Token2 NFC Programmable tokens
Token2 has a solution: a hardware token that you can program via NFC, so you can burn the seed you retrieve from your MFA-provider. As a reaction on my previous blogpost, Token2 was kind enough to send me one of these programmable tokens to give it a try.
Disclaimer: I got the hardware from Token2. My review however, is purely based on my own expierences and not ‘sponsored’ in any way.
There are several programmable tokens you can get, in both a creditcard and a keyfob format. To burn the seed to the token, you’ll need an NFC app on your Android phone (due to restriction on the operating system iOS is not supported), or a Windows app combined with a NFC reader plugged in to your USB-port (or of course an NFC-chip built in to your computer).
For my tests, I used the Token2 Mini-OTP3 card, a small card (64x34 mm) wich you can easily hang from your keychain or store in your wallet.
Burning the token
The process of burning the token is actually quite easy. Once you’ve downloaded the software, you can simply unpack and run it. No need to install. To get the seed to burn to the chip, visit the MFA settings page, using the account you want to provide with MFA. From here, click the ‘set up authenticator app’ link to get the QR-code for your token.
Note that the first QR-code you get is for setting up a mobile app. You’ll need to click the ‘configure app without notifications’ link to get the correct code.
When using a mobile NFC app on Android to set up your token, you can scan the QR-code. When using the Windows app, you’ll need to copy the ‘secret key’ from this screen and paste it in the ‘seed’ field in the app.
Because the seed from the MFA Settings page is only 16 characters, additional A characters will be added to the seed.
Once the seed is available in the app, turn on your token and place it on the NFC-reader. You’ll see a quick flash of the green led on the NFC-reader and the serial number of the token will be displayed in the app to verify the card can be read. Click the ‘burn seed’ button and wait for the burn to complete, which is nearly instant. You’ll see the ‘succesfull operation’ state in the app.

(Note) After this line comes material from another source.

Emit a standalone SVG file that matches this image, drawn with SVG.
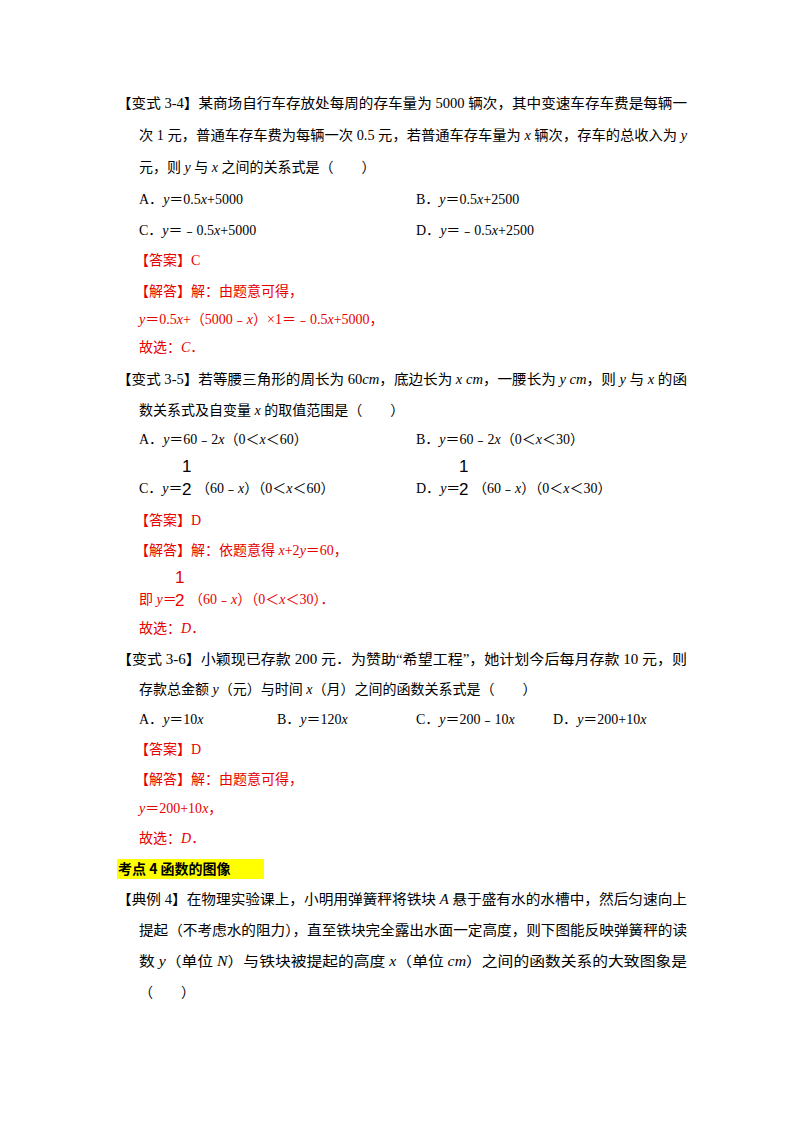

That’s it, you’re done! Go back to the MFA Settings page in your browser to complete the setup from there. You’ll need to enter the code displayed on the token to make sure it is indeed correct.
Using the token as an Azure OATH token
In the app, you have the option to create a random seed and burn this to the token. Combined, you can tick the ‘save as a CSV-file’ checkbox, which will save the details of the burned token to a CSV-file in a format ready for Azure AD. You can simply import the CSV file as described in my Previous blog post and use it the same way as you would with a ‘regular’ OATH token.
Reusing the token
If you want to reuse the token, for example if a user leaves the company and you want to move your token to a different user, you can simply ‘reburn’ the token with a new seed. This wipes the original seed and replaces it with a new one.
The programmable tokens are a great way to supply end-users without a corporate phone with the possibility to do MFA on Office 365, without the need of an Azure AD Premium license. As you can also use these tokens to do OATH on Azure MFA when burning a random seed, it’s best of both worlds. If you are looking for hardware tokens to use with Azure / Office 365, I would suggest to buy the programmable ones. It provides with you the best flexibility.